For China’s aviation planners, the Ningbo situation underscores the importance of transparent, passenger‑friendly disruption management as traffic scales up. The combination of rapid growth, complex route structures and external shocks has created conditions in which even a localized spike in cancellations can quickly snowball into what many travelers experience as a full‑blown crisis.

What Travelers Can Do When Plans Run Through Ningbo

For tourists with upcoming trips involving Ningbo Lishe, publicly available guidance from airlines, regulators and consumer advocates converges on a few practical steps. First, travelers are urged to check flight status repeatedly in the days leading up to departure, using both official airline channels and independent tracking tools, rather than relying solely on the original booking confirmation.

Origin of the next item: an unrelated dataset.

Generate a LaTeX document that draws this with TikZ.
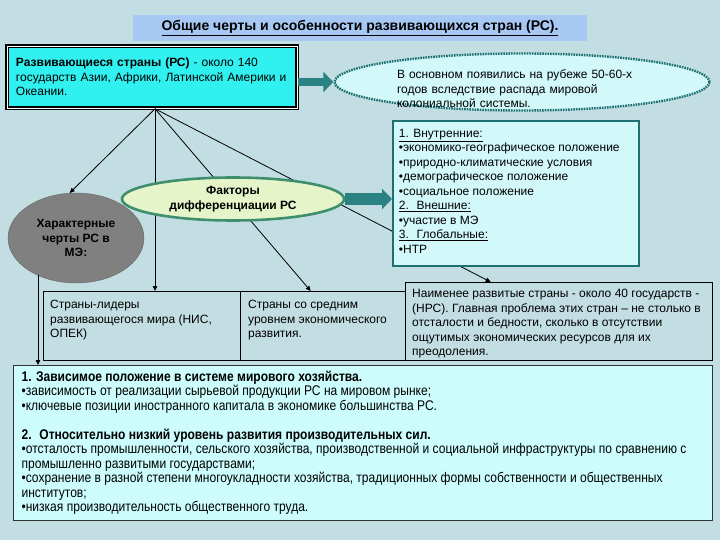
\documentclass[tikz,border=0pt]{standalone}
\usepackage{fontspec}
\setmainfont{Liberation Sans}
\newfontfamily\narrowfont[FakeStretch=0.86]{Liberation Sans}
\usetikzlibrary{arrows.meta,shapes.geometric}

\definecolor{bgblue}{HTML}{C3DEE3}
\definecolor{titleblue}{HTML}{A6C8F2}
\definecolor{cyanfill}{HTML}{30F0F0}
\definecolor{palecyan}{HTML}{D2F8FA}
\definecolor{lowcyan}{HTML}{CCFCFC}
\definecolor{darkteal}{HTML}{1E7070}
\definecolor{arrowteal}{HTML}{2A8282}
\definecolor{greyfill}{HTML}{808080}
\definecolor{palegreen}{HTML}{E6F5C9}
\definecolor{greenrim}{HTML}{3F8F6F}

\tikzset{
  plainbox/.style = {rectangle, draw=black, thin, inner sep=0pt, align=left},
  fan/.style = {draw=black, thick, -{Triangle[length=5pt,width=4.5pt]}},
  blockarrow/.style = {draw=arrowteal, -{Triangle[length=10pt,width=20pt]}}
}

\begin{document}
\begin{tikzpicture}[x=1pt,y=-1pt]
  \useasboundingbox (0,0) rectangle (720,540);
  \fill[bgblue] (0,0) rectangle (720,540);

  \begin{scope}[every node/.style = {font=\fontsize{12}{14.5}\selectfont}]
    \node(title)[rectangle, fill=titleblue, minimum width=454pt, minimum height=26pt,
      font=\fontsize{14}{16}\selectfont]
      at (360,28) {\textbf{\underline{Общие черты и особенности развивающихся стран (РС).}}};
    \node(dev)[rectangle, fill=cyanfill, draw=black, line width=1.6pt, double=white,
      double distance=0.8pt, minimum width=290pt, minimum height=62pt, align=left,
      text width=272pt] at (152,77)
      {\textbf{Развивающиеся страны (РС)} - около 140\\государств Азии, Африки, Латинской Америки и\\Океании.};
    \node(orig)[ellipse, fill=palecyan, draw=darkteal, line width=2.4pt,
      dash pattern=on 1.6pt off 1pt, minimum width=375pt, minimum height=57pt,
      inner sep=0pt,
      label={[yshift=-7pt, align=left, text width=250pt]center:В основном появились на рубеже 50-60-х\\годов вследствие распада мировой\\колониальной системы.}]
      at (522,82) {};
    \node(traits)[ellipse, fill=greyfill, draw=black!60, minimum width=136pt,
      minimum height=90pt, inner sep=0pt, align=center] at (76,238)
      {\textbf{Характерные}\\\textbf{черты РС в}\\\textbf{МЭ:}};
    \node(lead)[plainbox, anchor=north west] at (43,291)
      {\parbox[c][69pt][t]{197pt}{\vspace{9pt}\hspace*{7pt}\parbox[t]{188pt}{\raggedright
        Страны-лидеры\\развивающегося мира (НИС,\\ОПЕК)}}};
    \node(mid)[plainbox, anchor=north west] at (240,291)
      {\parbox[c][69pt][t]{165pt}{\vspace{9pt}\hspace*{8pt}\parbox[t]{156pt}{\raggedright
        Страны со средним\\уровнем экономического\\развития.}}};
    \node(nrs)[plainbox, anchor=north west] at (405,282)
      {\parbox[c][78pt][t]{307pt}{\vspace{7pt}\hspace*{7pt}\parbox[t]{300pt}{\raggedright
        Наименее развитые страны - около 40 государств -\\(НРС). Главная проблема этих стран -- не столько в\\отсталости и бедности, сколько в отсутствии\\ощутимых экономических ресурсов для их\\преодоления.}}};
    \node(bottom)[rectangle, fill=lowcyan, draw=black!80, line width=1.2pt,
      anchor=north west, inner sep=0pt] at (13,365)
      {\parbox[c][155pt][t]{699pt}{\vspace{5pt}\hspace*{8pt}\parbox[t]{690pt}{\narrowfont
        \fontsize{14}{14.5}\selectfont\raggedright
        \textbf{1. Зависимое положение в системе мирового хозяйства.}\\
        •зависимость от реализации сырьевой продукции РС на мировом рынке;\\
        •ключевые позиции иностранного капитала в экономике большинства РС.\\[14.5pt]
        \textbf{2.~ Относительно низкий уровень развития производительных сил.}\\
        •отсталость промышленности, сельского хозяйства, производственной и социальной инфраструктуры по сравнению с\\
        промышленно развитыми государствами;\\
        •сохранение в разной степени многоукладности хозяйства, традиционных формы собственности и общественных\\
        институтов;\\
        •низкая производительность общественного труда.}}};
  \end{scope}

  \coordinate(top) at ([xshift=3pt]dev.south);
  \coordinate(low) at (38,275);

  \begin{scope}[every edge/.style = {fan}]
    \path(top) edge[] (traits.98);
    \path(top) edge[] (top |- lead.north);
    \path(top) edge[] ([xshift=-12pt]mid.north);
    \path(top) edge[] ([xshift=-68pt]nrs.north);
    \path(low) edge[] (low |- bottom.north);
  \end{scope}

  \begin{scope}[every node/.style = {font=\fontsize{12}{14.5}\selectfont}]
    \node(fact)[ellipse, fill=palegreen, draw=greenrim, line width=2.6pt,
      minimum width=222pt, minimum height=43pt, inner sep=0pt, align=center] at (233,199)
      {\textbf{Факторы}\\\textbf{дифференциации РС}};
    \node(flist)[rectangle, fill=palecyan, draw=darkteal, line width=1.8pt,
      anchor=north west, inner sep=0pt] at (392,120)
      {\parbox[c][145pt][t]{246pt}{\vspace{8pt}\hspace*{6pt}\parbox[t]{238pt}{\raggedright
        \underline{1. Внутренние:}\\
        •экономико-географическое положение\\
        •природно-климатические условия\\
        •демографическое положение\\
        •социальное положение\\
        \underline{2.~ Внешние:}\\
        •участие в МЭ\\
        \underline{3.~ Глобальные:}\\
        •НТР}}};
  \end{scope}

  \begin{scope}[every edge/.style = {blockarrow}]
    \path(dev.east |- orig.west) edge[line width=8pt] (orig.west);
    \path(fact.east) edge[line width=12pt] (flist.west |- fact.east);
  \end{scope}
\end{tikzpicture}
\end{document}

Second, passengers holding itineraries stitched together on separate tickets are being encouraged to build in additional buffer time at Ningbo to account for potential delays or missed connections. Where possible, experts recommend booking through‑tickets on a single carrier or alliance, which can make it easier to secure protection on alternative flights if one segment is canceled.

Third, travelers are advised to familiarize themselves with their rights under the terms and conditions of their ticket and any applicable local regulations. While protections vary by jurisdiction and airline, many carriers outline compensation or rebooking policies in cases of significant disruption, and understanding these frameworks in advance can help passengers make faster decisions at the airport.

Finally, travel planners suggest that tourists whose plans hinge on time‑sensitive events consider flexible accommodation and ground transport options in and around Ningbo. As the airport navigates a period of heightened operational strain, building resilience into itineraries may be the most effective way for visitors to reduce the risk that sudden cancellations turn a long‑anticipated holiday into a travel ordeal.